Lucidchart — best polish, smallest free tier
Lucidchart is the commercial heir to Visio's throne — a freemium web diagramming suite. Its free tier is real but tight: a handful of editable documents with a cap on objects per document.
Where it shines:
- The most refined editing experience in this list: smart connectors, clean templates, effortless alignment.
- Imports Visio files, including on the free tier — handy for one-off conversions.
- Real-time collaboration and commenting built in.
Where it falls short:
- The free tier's document and shape caps rule out sustained use; it's a trial that doesn't expire.
- Complex diagrams hit the object limit surprisingly fast.
- Cloud-only; your diagrams live on their servers.
Choose it if: you diagram occasionally, want maximum polish, and stay under the caps — or you're evaluating a paid Visio replacement for a team.
Miro — best for collaborative workshops
Miro is a freemium online whiteboard with diagramming bolted on. The free tier gives you a limited number of editable boards with unlimited collaborators.
Where it shines:
- Unbeatable for group work: workshops, retrospectives, brainstorming with sticky notes and votes.
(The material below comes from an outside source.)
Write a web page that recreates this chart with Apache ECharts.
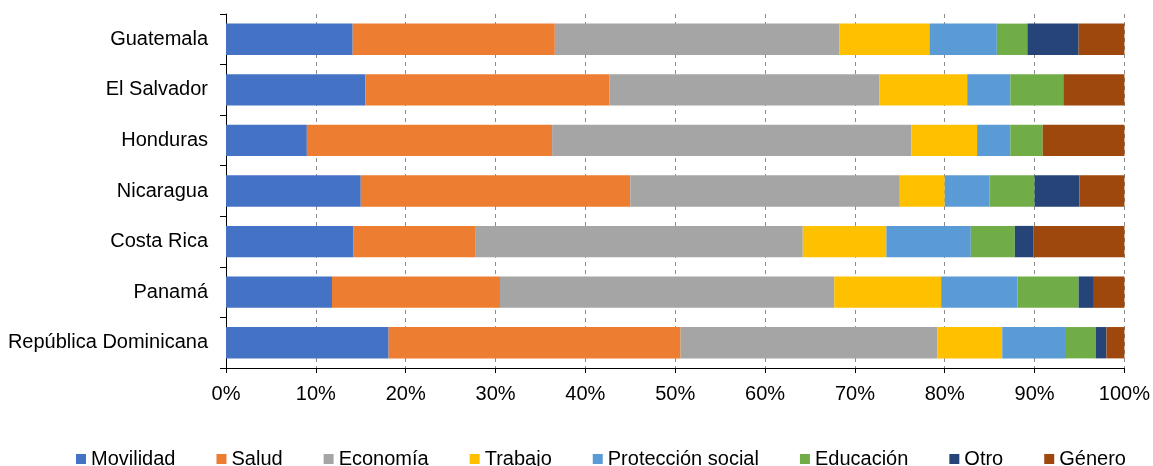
<!DOCTYPE html>
<html><head><meta charset="utf-8">
<script src="https://cdn.jsdelivr.net/npm/echarts@6/dist/echarts.min.js"></script>
<style>html,body{margin:0;padding:0;background:#fff}#c{width:1153px;height:466px}</style>
</head><body><div id="c"></div>
<script>
const categories = ["Guatemala","El Salvador","Honduras","Nicaragua","Costa Rica","Panamá","República Dominicana"];
const xTicks = [0,10,20,30,40,50,60,70,80,90,100];
const movilidad  = [14.1, 15.5,  9.0, 15.0, 14.2, 11.8, 18.1];
const salud      = [22.5, 27.2, 27.3, 30.0, 13.6, 18.7, 32.5];
const economia   = [31.7, 30.0, 40.0, 30.0, 36.4, 37.2, 28.6];
const trabajo    = [10.0,  9.8,  7.3,  5.0,  9.3, 11.9,  7.2];
const proteccion = [ 7.5,  4.8,  3.7,  5.0,  9.4,  8.5,  7.1];
const educacion  = [ 3.4,  5.9,  3.6,  5.0,  4.9,  6.8,  3.3];
const otro       = [ 5.7,  0.0,  0.0,  5.0,  2.1,  1.7,  1.2];
const genero     = [ 5.1,  6.8,  9.1,  5.0, 10.1,  3.4,  2.0];

const seriesDefs = [
  ["Movilidad", movilidad, "#4472C4"],
  ["Salud", salud, "#ED7D31"],
  ["Economía", economia, "#A5A5A5"],
  ["Trabajo", trabajo, "#FFC000"],
  ["Protección social", proteccion, "#5B9BD5"],
  ["Educación", educacion, "#70AD47"],
  ["Otro", otro, "#264478"],
  ["Género", genero, "#9E480E"]
];
const font = "'Liberation Sans', Arial, sans-serif";
const chart = echarts.init(document.getElementById('c'), null, {renderer:'canvas'});
chart.setOption({
  animation:false,
  textStyle:{fontFamily:font},
  grid:{left:226, right:19, top:14, bottom:98, containLabel:false},
  legend:{
    top:444, left:71, itemWidth:10, itemHeight:10, itemGap:41, icon:'rect',
    textStyle:{fontFamily:font, fontSize:20, color:'#000', padding:[0,0,0,0]},
    data: seriesDefs.map(d=>d[0])
  },
  xAxis:{
    type:'value', min:xTicks[0], max:xTicks[xTicks.length-1], interval:xTicks[1]-xTicks[0],
    axisLine:{show:true, lineStyle:{color:'#000', width:1}},
    axisTick:{show:true, length:5, lineStyle:{color:'#000'}},
    axisLabel:{formatter:'{value}%', fontFamily:font, fontSize:20, color:'#000', margin:16},
    splitLine:{show:true, lineStyle:{color:'#8c8c8c', type:[4,4], width:1}}
  },
  yAxis:{
    type:'category', inverse:true, data:categories,
    axisLine:{show:true, lineStyle:{color:'#000', width:1}},
    axisTick:{show:true, length:6, lineStyle:{color:'#000'}},
    axisLabel:{fontFamily:font, fontSize:20, color:'#000', margin:18},
    splitLine:{show:false}
  },
  series: seriesDefs.map(d=>({
    name:d[0], type:'bar', stack:'total', data:d[1], barCategoryGap:'38%',
    itemStyle:{color:d[2]}
  }))
});
</script></body></html>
- Infinite canvas plus flowchart shape packs covers informal diagramming well.
- Strong template gallery and integrations with the usual work tools.
Where it falls short:
- Board limit on the free tier fills up fast.
- Precision diagramming (strict connectors, stencil discipline) is not its culture.
- Visio import exists but is tied to plan level — check before counting on it.
Choose it if: diagrams emerge from team sessions rather than solo drafting.
How to decide
Choose diagrams.net if you want one free tool that covers 90% of Visio use, including opening .vsdx files. Choose yEd if scale and automatic layout matter more than looks. Choose Excalidraw or Miro if thinking together is the point — Excalidraw for lightweight sketching, Miro for structured workshops. Choose Mermaid if diagrams should live in Git. Choose Lucidchart if you'll eventually pay for polish and want to test-drive first.
What you give up by leaving Visio
Visio still wins on specialist content: certified stencils for electrical, piping, and industry-specific schematics; data-linked diagrams that update from Excel; and native round-tripping of .vsdx inside Microsoft 365 workflows.
On file import, set expectations: diagrams.net and Lucidchart open most .vsdx files, but complex stencils, themes, and data links can arrive scrambled. If your team exchanges heavyweight Visio files daily, the alternatives are viewers-plus, not drop-in replacements.
FAQ
Can free tools open Visio files?
diagrams.net and Lucidchart both import .vsdx (and generally .vsd) files, with good results on standard flowcharts and mixed results on complex, data-linked diagrams. yEd, Excalidraw, and Mermaid don't import Visio formats.
What's the best free Visio alternative for network diagrams?
diagrams.net for icon-accurate topology diagrams with cloud and hardware shape sets; yEd when the network is large enough to need automatic layout.
Is diagrams.net really free with no catch?
Yes — the editor is open source and free, with no tiers or caps. The company sells paid integrations for platforms like Confluence and Jira, which is what funds development.
Which alternative is best for software architecture diagrams?
Mermaid if you want diagrams versioned with your code; diagrams.net for richer, presentation-ready architecture drawings; Excalidraw for the whiteboard-sketch stage.
Bottom line
Start with diagrams.net — it's free, open source, and opens your existing Visio files. Reach for yEd at scale, Mermaid in the repo, and Excalidraw or Miro when the team is in the room. More options live in our best diagramming apps guide.
Features and pricing change — always check the official site before deciding.